Roberto Mezzina
Pioneering Italian psychiatrist who helped lead Trieste’s pioneering shift from psychiatric hospitals to fully community-based, rights-driven care. He directed Trieste’s Department of Mental Health and its WHO Collaborating Centre, shaping international reform. Today he chairs the IMHCN and advises governments worldwide on humane, non-coercive mental health systems.
Areas of interest
- Deinstitutionalisation
- Rights Based Mental Health Reform
- Whole Systems, Whole Community Approach
Roberto Mezzina is a psychiatrist who spent his entire career in the Italian NHS in Trieste (1978–2019), where he helped close the city’s psychiatric hospital and build a wholly alternative, community-based network of care. This pioneering work paved the way for Italy’s 1978 Mental Health Reform, which closed all asylums nationwide.

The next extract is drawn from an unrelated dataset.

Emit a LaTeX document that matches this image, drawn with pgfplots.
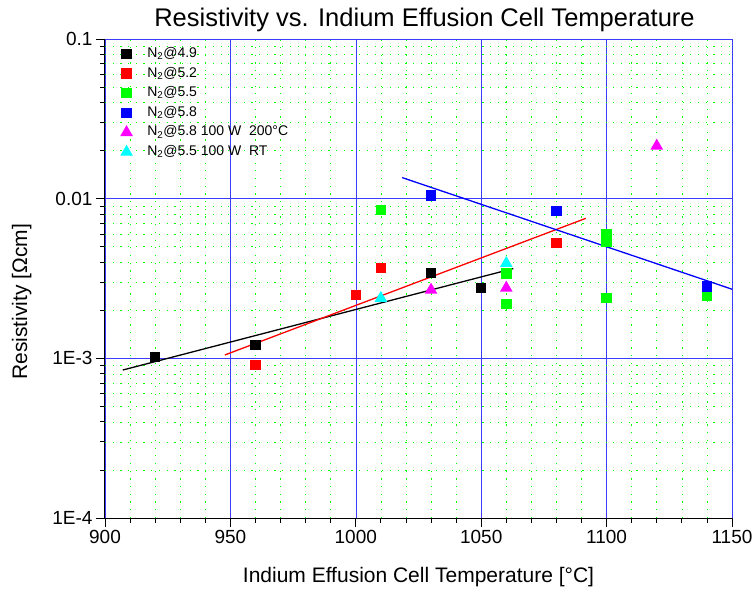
\documentclass[border=0pt]{standalone}
\usepackage{fontspec}
\setmainfont{Liberation Sans}
\usepackage{pgfplots}
\usepackage{pgfplotstable}
\pgfplotsset{compat=1.18}
\usetikzlibrary{calc}

\definecolor{ogreen}{RGB}{0,255,0}
\definecolor{ocyan}{RGB}{0,255,255}
\definecolor{omag}{RGB}{255,0,255}
\definecolor{gridblue}{RGB}{60,60,255}

% N2@4.9
\pgfplotstableread{
x y
920 1.02e-3
960 1.21e-3
1030 3.43e-3
1050 2.76e-3
}\nA
% N2@5.2
\pgfplotstableread{
x y
960 9.1e-4
1000 2.49e-3
1010 3.68e-3
1080 5.26e-3
}\nB
% N2@5.5
\pgfplotstableread{
x y
1010 8.5e-3
1060 2.19e-3
1060 3.4e-3
1100 6.0e-3
1100 5.4e-3
1100 2.38e-3
1140 2.46e-3
}\nC
% N2@5.8
\pgfplotstableread{
x y
1030 1.045e-2
1080 8.4e-3
1140 2.81e-3
}\nD
% N2@5.8 100 W 200C
\pgfplotstableread{
x y
1120 2.14e-2
1030 2.68e-3
1060 2.76e-3
}\nE
% N2@5.5 100 W RT
\pgfplotstableread{
x y
1010 2.38e-3
1060 3.94e-3
}\nF

\begin{document}
\begin{tikzpicture}
\begin{axis}[
  width=627pt, height=479pt, scale only axis,
  xmin=900, xmax=1150,
  ymode=log, ymin=1e-4, ymax=0.1,
  axis lines=left, axis line style={-, line width=1pt},
  xtick={900,950,1000,1050,1100,1150}, minor x tick num=4,
  ytick={1e-4,1e-3,1e-2,1e-1},
  yticklabels={1E-4,1E-3,0.01,0.1},
  minor ytick={2e-4,3e-4,4e-4,5e-4,6e-4,7e-4,8e-4,9e-4,
               2e-3,3e-3,4e-3,5e-3,6e-3,7e-3,8e-3,9e-3,
               2e-2,3e-2,4e-2,5e-2,6e-2,7e-2,8e-2,9e-2},
  tick align=outside, major tick length=9pt, minor tick length=5pt,
  tick style={black, line width=0.8pt},
  grid=both,
  major grid style={gridblue, line width=0.6pt},
  minor grid style={ogreen, line width=0.6pt, dash pattern=on 1.2pt off 6.5pt},
  xticklabel style={/pgf/number format/.cd, 1000 sep={}, assume math mode=true},
  tick label style={font=\fontsize{19}{22}\selectfont},
  title={Resistivity vs. Indium Effusion Cell Temperature},
  title style={font=\fontsize{25.5}{30}\selectfont, at={(axis description cs:0.5,1)}, anchor=base, yshift=7pt, xshift=6pt},
  xlabel={Indium Effusion Cell Temperature [°C]},
  xlabel style={font=\fontsize{21}{24}\selectfont, at={(axis description cs:0.5,0)}, anchor=center, yshift=-59pt},
  ylabel={Resistivity [Ωcm]},
  ylabel style={font=\fontsize{21}{24}\selectfont, at={(axis description cs:-0.133,0.451)}, anchor=center},
  legend cell align=left,
  legend style={at={(0.021,0.99)}, anchor=north west, draw=none, fill=none,
    font=\fontsize{14}{16}\selectfont, row sep=3.6pt, column sep=14pt,
    nodes={text height=10pt, text depth=3pt, inner sep=1.5pt}},
  every axis plot/.append style={line width=1.3pt},
]
\addplot[only marks, mark=square*, mark size=4.6pt, black] table {\nA};
\addlegendentry{N\textsubscript{2}@4.9}
\addplot[only marks, mark=square*, mark size=4.6pt, red] table {\nB};
\addlegendentry{N\textsubscript{2}@5.2}
\addplot[only marks, mark=square*, mark size=4.6pt, ogreen] table {\nC};
\addlegendentry{N\textsubscript{2}@5.5}
\addplot[only marks, mark=square*, mark size=4.6pt, blue] table {\nD};
\addlegendentry{N\textsubscript{2}@5.8}
\addplot[only marks, mark=triangle*, mark size=6pt, omag] table {\nE};
\addlegendentry{N\textsubscript{2}@5.8 100 W\ \ 200°C}
\addplot[only marks, mark=triangle*, mark size=6pt, ocyan] table {\nF};
\addlegendentry{N\textsubscript{2}@5.5 100 W\ \ RT}
% fit lines
\addplot[black, no marks, forget plot] coordinates {(907.1,8.45e-4) (1062.8,3.65e-3)};
\addplot[red, no marks, forget plot] coordinates {(947.8,1.05e-3) (1091.7,7.53e-3)};
\addplot[blue, no marks, forget plot] coordinates {(1018.5,1.355e-2) (1150,2.71e-3)};
\end{axis}
\pgfresetboundingbox
\path ($(current axis.south west)+(-105pt,-72pt)$) rectangle ($(current axis.north east)+(23pt,39pt)$);
\end{tikzpicture}
\end{document}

Trieste’s services—operating with open doors and without restraint—were recognised by the World Health Organization in 2021 as a global model of rights-based, person-centred care.
Dr Mezzina became Director of a Community Mental Health Centre in 1995 and served as Director of the Trieste Department of Mental Health from 2012 to 2019. From 2009 he also led the WHO Collaborating Centre for Research and Training in Trieste. He is co-founder and Chair of the International Mental Health Collaborating Network, and currently Regional Vice President for Europe at the World Federation for Mental Health.
He advises on mental health reform internationally, including recent work with NHS England and the South London and Maudsley NHS Foundation Trust. His human-rights-focused practice has been recognised with awards from the Zero Project at the UN in Vienna (2014) and the European Personality of the Year Award from GAMIAN-Europe (2017). Dr Mezzina has served as an advisor to WHO, an expert for the EU Joint Action on mental health reform, and a consultant to the World Bank.